Composable data ecosystem

Ibis exists in a broader composable data ecosystem. The Composable Codex by Voltron Data is the result of years of experience and hours of writing by experts in the field, providing an in-depth introduction the composable data systems. We’ll take a look at:

and how they fit in with Ibis.

Overview

Ibis is the portable Python dataframe API, supporting many backends. This is achieved by decoupling the API from the execution engine. While Ibis already relies on standards like Apache Arrow today, we expect the composable data ecosystem to mature and broader adoption of adjacent projects going forward. This will allow Ibis to simplify its implementation and improve performance for backends that support these standards.
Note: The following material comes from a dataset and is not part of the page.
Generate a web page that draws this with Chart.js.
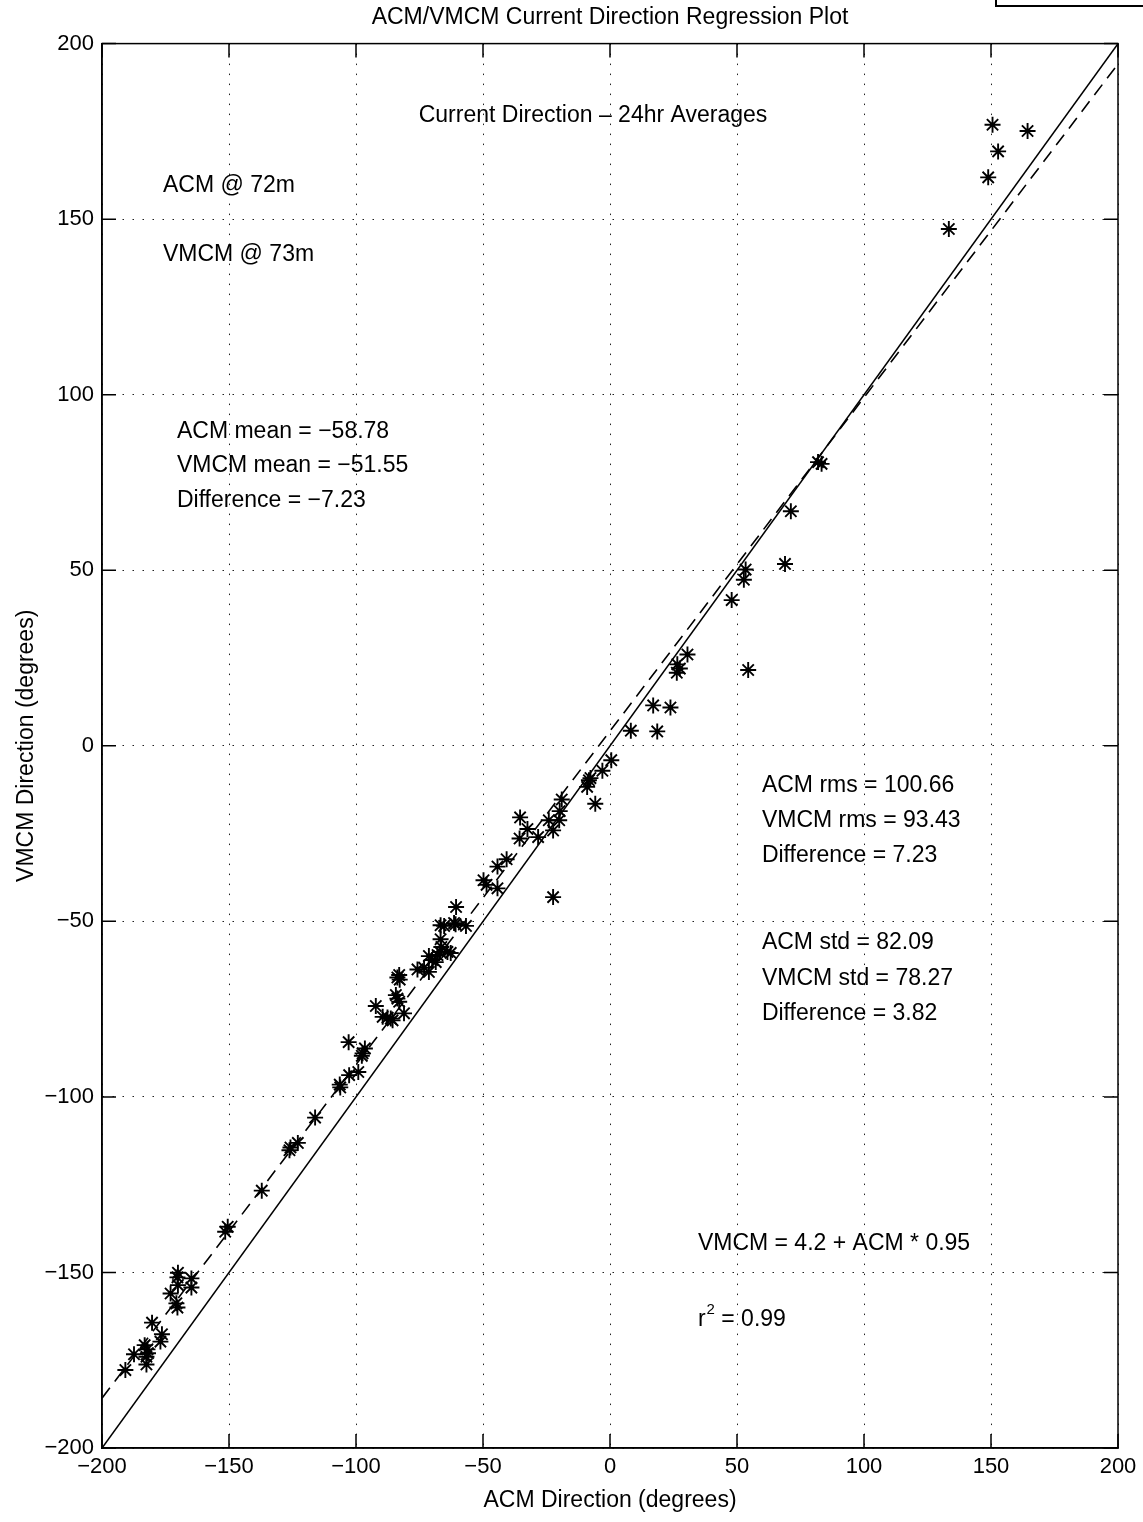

The first chapter of The Composable Codex provides a great overview of where these projects fit in:

And a table explaining the standards:

Label	Types of standards	Standards
A	Intermediate representation	Substrait allows any user-interface that produces Substrait to pass the compute operations to a Substrait-consuming execution engine. You could swap any Substrait compatible user interfaces or execution engine.
B	Connectivity	Arrow Database Connectivity (ADBC) ensures that no matter where the computation is performed the data will be returned in the Arrow format. You can swap your execution engine and know that your downstream code will still work.
C	Data memory layout	The Apache Arrow in-memory data format ensures that the data can pass from the storage to the engine (and even across the systems in a distributed environment) and back to the user without slowing down to serialize and deserialize.

History

The composable data ecosystem has been envisioned for some time. Wes McKinney has been instrumental in the development of the composable data ecosystem, co-founding Voltron Data, Apache Arrow, and initially creating Ibis. Wes looked back on 15 years on the road to composable data systems and gave some motivation for Ibis in his infamous “Apache Arrow and the ‘10 Things I Hate About pandas’”.

Ibis started as a pandas-like API for Apache Impala, but has since expanded to support many backends. It currently leverages open-source projects like SQLGlot to work with many backends. While these projects are great, they rely on backend-specific SQL that does not constitute a standard. Going forward, we expect ADBC and Substrait to be the standards for connectivity and intermediate representation, respectively.

Apache Arrow

Ibis uses Apache Arrow to provide a common data format for data interchange between Ibis and backends. Many backends also use Apache Arrows as their in-memory data format.

Dataframe interchange protocol

Ibis supports the dataframe interchange protocol for data interchange between with other Python dataframe libraries and visualization libraries. This is largely efficient because most libraries support Apache Arrow as their in-memory data format, making interchange between them cheap and efficient.

Apache Arrow Database Connectivity (ADBC)

Apache Arrow Database Connectivity (ADBC) is a relatively new standard for database connectivity. It is an API for exchanging data between a client and a database. It is a successor to ODBC and JDBC, and is designed to be a more modern and performant alternative to these standards.

While Ibis does not currently use ADBC for its backends, as the project matures we expect an increase in performance and a decrease in complexity for backends that support ADBC.

Substrait

Substrait is a relatively new standard for cross-language serialization of relational algebra. It is intended as an intermediary representation between the user interface and other points in the data system. Ibis can already compile expressions to Substrait which can then be executed by Substrait-consuming backends. Support today is limited but, like ADBC, we expect the project to mature and for Ibis to leverage it more in the future.

Why not SQL?

Structured Query Language (SQL) is not a standard. There is a commonly referenced ANSI Standard for SQL that you can pay a lot of money to access and most execution engines claim to support. However, most execution engines extend or subtly deviate from the standard and in practice it is not possible to simply reuse SQL from one execution engine on another. This leads to notoriously difficult database migrations and vendor lock-in.

Why Substrait?

Substrait, unlike SQL, is not intended as a user interface. Instead, a user interface like Ibis in Python or dplyr in R would compile to Substrait and pass it to a Substrait-consuming execution engine. This allows the user interface to be decoupled from the execution engine, allowing for more flexibility and portability.

Going forward

Going forward, Ibis intends to leverage other standards in the broader composable data ecosystem to simplify its implementation and improve performance.